During the hearing, the Chairman asked if HUD is developing alternative metrics that measure how many people HUD programs have helped escape poverty. The Secretary responded that he believes that HUD should consider people holistically and view housing as a component of developing people. Later in the hearing, the Secretary stated that HUD’s success is measured by how many people leave HUD programs and become self-sufficient.
In her opening statement, Ranking Member Maxine Waters (D-CA) questioned Secretary Carson’s commitment to HUD’s mission. Citing data that there is a nationwide shortage of 7.2 million rental units affordable to low-income households, Rep. Waters stated that the Secretary is failing to stand at the forefront of expanding access to safe, decent, and affordable housing.
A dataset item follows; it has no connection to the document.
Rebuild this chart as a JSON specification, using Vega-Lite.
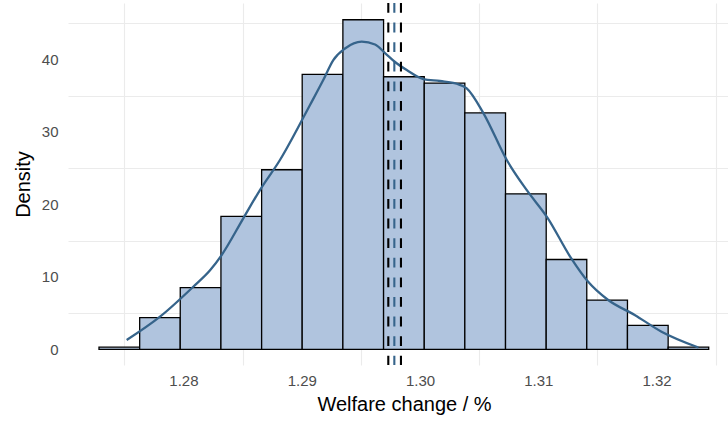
{
  "$schema": "https://vega.github.io/schema/vega-lite/v6.json",
  "width": 660,
  "height": 362,
  "autosize": {"type": "none"},
  "padding": {"left": 68, "top": 3, "right": 0, "bottom": 60},
  "background": "white",
  "config": {
    "view": {"stroke": null},
    "font": "Liberation Sans",
    "axis": {
      "domain": false,
      "ticks": false,
      "tickSize": 0,
      "gridColor": "#EBEBEB",
      "labelFont": "Liberation Sans",
      "titleFont": "Liberation Sans",
      "labelColor": "#4D4D4D",
      "labelFontSize": 15,
      "titleFontSize": 20,
      "titleFontWeight": "normal",
      "titleColor": "#000000"
    }
  },
  "datasets": {
    "bins": [
      {"bin_start": 1.27286, "bin_end": 1.27630, "density": 0.29},
      {"bin_start": 1.27630, "bin_end": 1.27973, "density": 4.36},
      {"bin_start": 1.27973, "bin_end": 1.28317, "density": 8.5},
      {"bin_start": 1.28317, "bin_end": 1.28661, "density": 18.34},
      {"bin_start": 1.28661, "bin_end": 1.29004, "density": 24.77},
      {"bin_start": 1.29004, "bin_end": 1.29348, "density": 37.93},
      {"bin_start": 1.29348, "bin_end": 1.29692, "density": 45.46},
      {"bin_start": 1.29692, "bin_end": 1.30036, "density": 37.6},
      {"bin_start": 1.30036, "bin_end": 1.30379, "density": 36.73},
      {"bin_start": 1.30379, "bin_end": 1.30723, "density": 32.6},
      {"bin_start": 1.30723, "bin_end": 1.31067, "density": 21.45},
      {"bin_start": 1.31067, "bin_end": 1.31410, "density": 12.39},
      {"bin_start": 1.31410, "bin_end": 1.31754, "density": 6.79},
      {"bin_start": 1.31754, "bin_end": 1.32098, "density": 3.31},
      {"bin_start": 1.32098, "bin_end": 1.32441, "density": 0.29}
    ],
    "kde": [
      {"welfare": 1.27520, "density": 1.28},
      {"welfare": 1.27802, "density": 4.5},
      {"welfare": 1.28083, "density": 8.63},
      {"welfare": 1.28225, "density": 10.9},
      {"welfare": 1.28323, "density": 13.0},
      {"welfare": 1.28506, "density": 18.07},
      {"welfare": 1.28647, "density": 21.97},
      {"welfare": 1.28816, "density": 26.11},
      {"welfare": 1.29070, "density": 33.7},
      {"welfare": 1.29182, "density": 37.14},
      {"welfare": 1.29267, "density": 39.9},
      {"welfare": 1.29366, "density": 41.49},
      {"welfare": 1.29507, "density": 42.43},
      {"welfare": 1.29620, "density": 42.04},
      {"welfare": 1.29704, "density": 40.87},
      {"welfare": 1.29789, "density": 39.63},
      {"welfare": 1.29888, "density": 38.52},
      {"welfare": 1.30028, "density": 37.28},
      {"welfare": 1.30169, "density": 37.01},
      {"welfare": 1.30310, "density": 36.63},
      {"welfare": 1.30395, "density": 36.0},
      {"welfare": 1.30538, "density": 32.52},
      {"welfare": 1.30736, "density": 26.04},
      {"welfare": 1.30906, "density": 21.88},
      {"welfare": 1.31077, "density": 18.17},
      {"welfare": 1.31276, "density": 12.61},
      {"welfare": 1.31418, "density": 9.38},
      {"welfare": 1.31588, "density": 6.83},
      {"welfare": 1.31815, "density": 4.74},
      {"welfare": 1.32042, "density": 2.43},
      {"welfare": 1.32354, "density": 0.25}
    ],
    "summary": [
      {"stat": "lower", "welfare": 1.29732},
      {"stat": "upper", "welfare": 1.29839},
      {"stat": "mean", "welfare": 1.29783}
    ]
  },
  "resolve": {"axis": {"x": "independent", "y": "independent"}},
  "layer": [
    {
      "data": {"name": "bins"},
      "mark": {"type": "rect", "fill": "#B0C4DE", "stroke": "#000000", "strokeWidth": 1.3},
      "encoding": {
        "x": {
          "field": "bin_start", "type": "quantitative",
          "scale": {"domain": [1.27024, 1.32604], "nice": false, "zero": false},
          "axis": {"orient": "bottom", "values": [1.275, 1.285, 1.295, 1.305, 1.315, 1.325], "labels": false, "title": null, "gridWidth": 1.1}
        },
        "x2": {"field": "bin_end"},
        "y": {
          "field": "density", "type": "quantitative",
          "scale": {"domain": [-2.166, 47.77], "nice": false, "zero": false},
          "axis": {"orient": "left", "values": [5, 15, 25, 35, 45], "labels": false, "title": null, "gridWidth": 1.1}
        },
        "y2": {"datum": 0}
      }
    },
    {
      "data": {"name": "kde"},
      "mark": {"type": "line", "interpolate": "monotone", "color": "#36648B", "strokeWidth": 2.3},
      "encoding": {
        "x": {
          "field": "welfare", "type": "quantitative",
          "axis": {"orient": "bottom", "values": [1.28, 1.29, 1.30, 1.31, 1.32], "format": ".2f", "title": "Welfare change / %", "labelPadding": 8, "titlePadding": 6, "gridWidth": 2.2, "titleX": 336}
        },
        "y": {
          "field": "density", "type": "quantitative",
          "axis": {"orient": "left", "values": [0, 10, 20, 30, 40], "title": "Density", "labelPadding": 10, "titlePadding": 8, "gridWidth": 2.2}
        }
      }
    },
    {
      "data": {"name": "summary"},
      "mark": {"type": "rule", "strokeWidth": 2.1, "strokeDash": [9.8, 9.8]},
      "encoding": {
        "x": {"field": "welfare", "type": "quantitative", "axis": null},
        "color": {
          "field": "stat", "type": "nominal",
          "scale": {"domain": ["lower", "upper", "mean"], "range": ["#000000", "#000000", "#36648B"]},
          "legend": null
        }
      }
    }
  ]
}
She argued that housing is a platform for economic mobility and well-being as well as a necessary human right and criticized the Secretary for supporting a Budget Request that would have cut the HUD budget by over $6 billion.
During the hearing, Rep. Waters asked pointed questions regarding the appropriateness of the President’s comments about the disaster and humanitarian crisis in Puerto Rico and the U.S. Virgin Islands in addition to the President’s conflicts of interest. She also expressed alarm that proposed rental assistance reforms would harm tenants of HUD-assisted properties. When Secretary Carson responded that elderly and disabled people can be given hardship exemptions that would exclude them from rent increases, Rep Waters stated that hardship exemptions, such as those included the HUD’s proposals, historically have failed to help people.
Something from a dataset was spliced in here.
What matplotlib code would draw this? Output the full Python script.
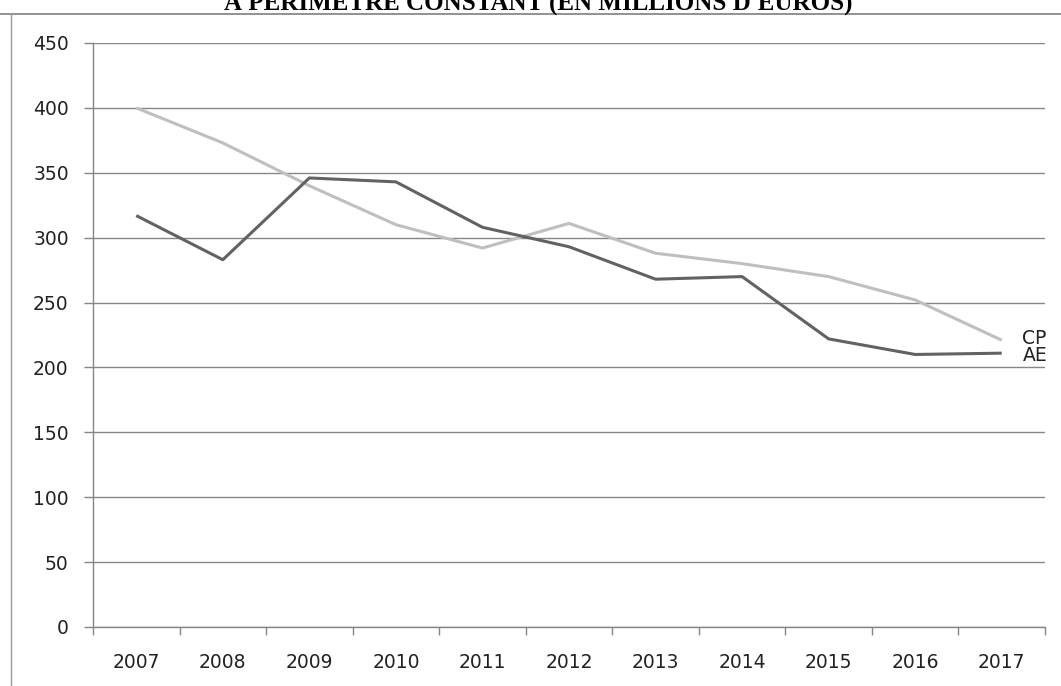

Rep. Meeks expressed alarm the Distressed Asset Stabilization (DAS) program is selling assets to private equity firms that do not have an interest in keeping families in their homes. Secretary Carson agreed with Rep. Meeks’ argument that HUD should allow nonprofits that are committed to keeping people in their homes to buy DAS properties.
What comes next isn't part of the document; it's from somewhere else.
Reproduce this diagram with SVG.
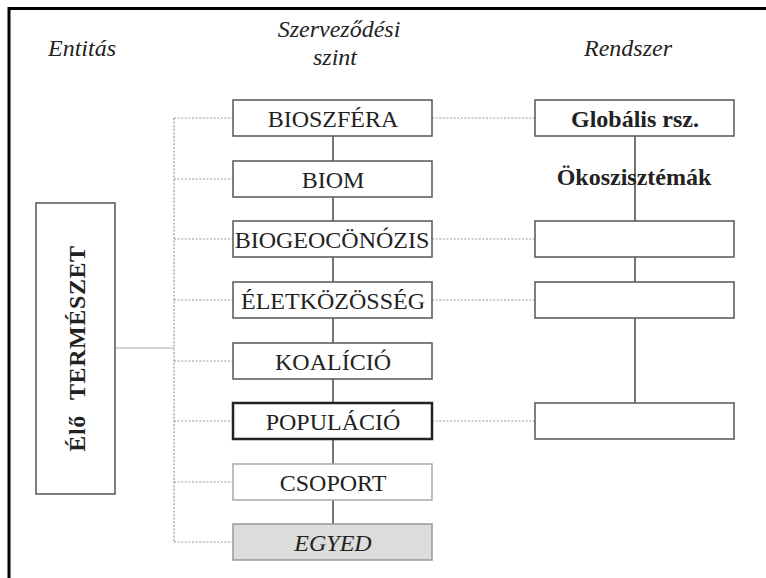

When Rep. Leutkemeyer asked about the innovative ways that HUD is expanding access to housing, Secretary Carson cited how the RAD program attracts private capital and Low-Income Housing Tax Credit (Housing Credit) financing to rehabilitate and construct new units. The Secretary lauded how RAD has brought in $4.3 billion of private capital to address public housing capital needs largely through Housing Credit financing and noted that the new Republican tax plan recognizes the importance of the Housing Credit for new affordable housing creation. To learn amount about the Housing Credit, visit the ACTION Campaign website.
During the hearing, Secretary Carson’s statement included additional policy solutions, including:
- Expanding the Family Self-Sufficiency (FSS) program. As part of the program, families can put money into an escrow account that can be used for monthly maintenance. If the family leaves public housing within 5-10 years, then the escrow can be used for a down payment on a house.
- Making housing vouchers more portable so that more people can more quickly get off of waitlists and into housing. He argued that vouchers need be able to follow where there are jobs. (Note: there was a voucher mobility demonstration proposed in the FY17 Senate THUD Appropriations bill, which was ultimately not included in the omnibus and was not included in the FY18 bill).
- Permanently authorizing Moving to Work (MTW) as more than a demonstration. He complained that as families start climbing the ladder, HUD discontinues assistance.
- Removing the regulatory burdens of AFFH’s disparate impact rule for small municipalities, while still supporting the Fair Housing Act of 1968
- Supporting for the Housing First model of combatting homelessness, while also protecting the transitional housing model where it is working
- Eliminating the RAD cap completely
Throughout the hearing, Secretary Carson appreciated the support for and importance of HUD programs, such as CDBG and HOME, and seeks to build on what works in existing programs. However, he is also eager to find ways of cutting costs associated with these programs and believes that states and localities should play a larger role in providing housing for their residents.